So I write these from time to time, partly because I’ve been told they help people, but mainly because its better than letting it bounce around my head like a .22 round. Its interesting since i started writing these how many people have said ‘Yeah I know, i thought it was just me.’ In many ways that makes me sad, i’d kinda be happier if it was just me, no one should really have to deal with it (well other than us folk with it, who half the time think we deserve it for some made up sin our brains have decided to beat us with).
Hmm that analogy was darker than it should of been. Perhaps running round your brain like an excitable puppy?
The thing with depression is you perveserate. Its a real word. You keep coming back to things over and over. Its stuck there, you can’t let go of it.
The rational part of your head knows all those little things are not true, don’t matter or can be sorted. Thing is the other bit eats at that rationality. That bit of your brain where depression lives grins and dicks with you.
Catastrophising is a term they use in CBT.
You predict a negative outcome
The negative outcome is going to be a catastrophic.
Well its not that simple, or it can be. Good examples are things like i will fail at x, everything hangs of x, everything will be awful. I mean that’s the simplified version, the here is how it works version.
Thing is if it was that easy CBT and Mindfulness or the profound words of sky pixies would fix it. Its more insidious than that.
In short those thoughts that keep sticking in your head are the worst possible outcome and they wont go away. Everything ends up muddied by them, they force their way into everything.
And it goes round your head like a hamster in a wheel (see that’s cuter than the .22 isn’t it?). You see the patterns, you fight the assumptions, but in any given situation you are often struggling to enforce rationality on a brain that is running on past experience and a fear of hoping for a positive outcome. Its exhausting. Its easier to assume that everything will fall to shit than actually think things will be okay. You aren’t dissapointed if stuff goes wrong. Trust me looking forward to stuff is hard when your general outlook is you will be let down, fail or it will fall apart.
Problem is living like that fuels the depression and anxiety, you don’t have anything to look forward to so why bother. It feeds on itself, like a really gloomy serpent with a tail fetish. probably best not to google that….
And if you do bother you are fighting that bit of you that is telling you its going to go wrong, you are going to fail, you are going to be hit by falling satellites if you go out to the shops. All the time that bit of your brain is saying its going to go wrong and you are wrestling it down. And that bit of your brain will tell say ‘yeah you might be positive, but how about this, the past evidence says its going to explode’ and it runs round your head. You having to reconcile what your bad guy is saying, the facts and an attempt at the positive.
You perveserate on it, like touching a sore tooth with your tongue.
So what does this mean day to day? Well other than being incredibly hard work to concentrate on anything at all, it means i’m working twice as hard to focus, function or human.
It means that i will over analyses evidence and over think, constantly.

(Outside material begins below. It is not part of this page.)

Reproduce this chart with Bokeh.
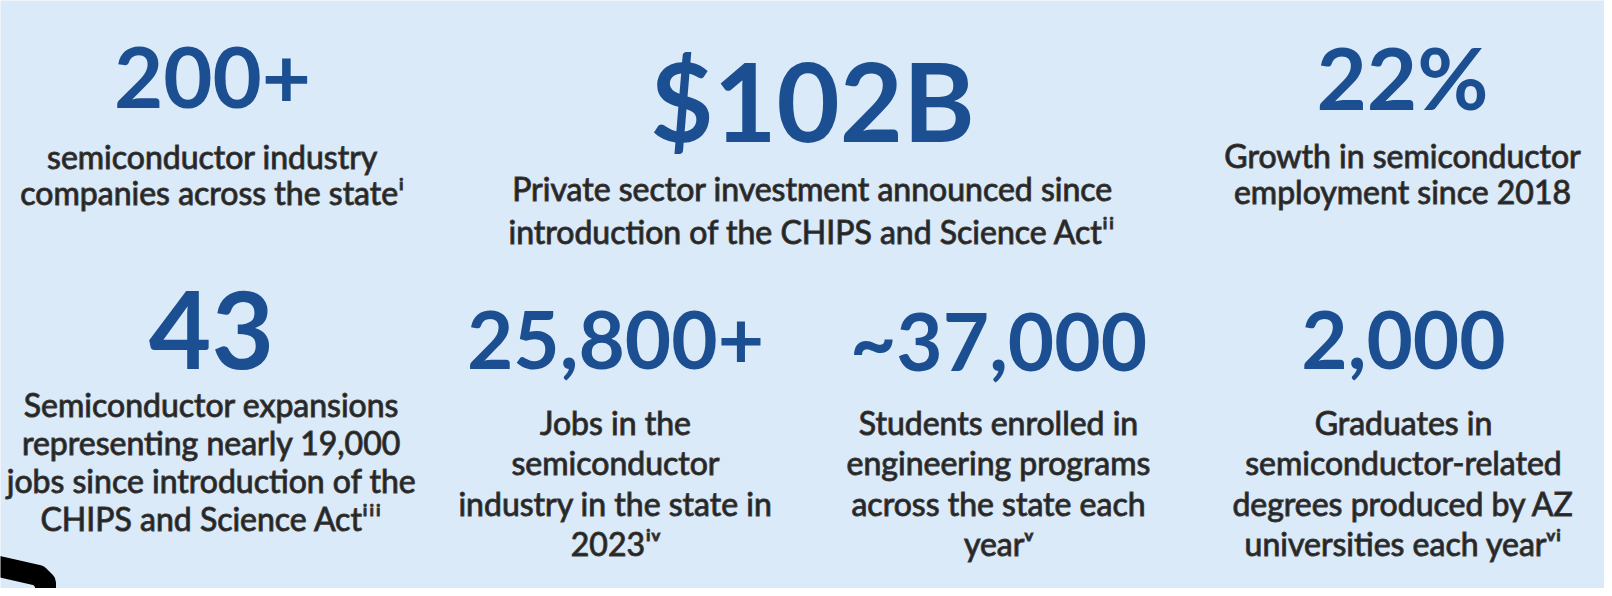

Every little thing is data that can fuel this anxiety and perveseration and worse when things do go wrong it just reinforces it.
There are tricks to deal with it, writing lists and actually writing down what the worst thing that could happen and then actually checking the likelihood helps. Certainly with the more irrational moments of ‘i’m likely to be kidnapped by Scooby Doo.’ But for the ones with history? actual confirmed disasters? Yeah those ones are a bitch. You write your list, use your CBT and come up with ‘Um, yeah its actually likely cause its happened.’
All you do then is act on faith and hope.
Us depressive types don’t work on hope, its impossible to play that game.
So is there an answer to this that is helpful? Not really. Its a work hard at it and make leaps of faith. Forcing yourself to actually trust things will be okay. Its hard, but its worth it. As for the things running round our heads? Well yeah they are still there, you just fight back against them.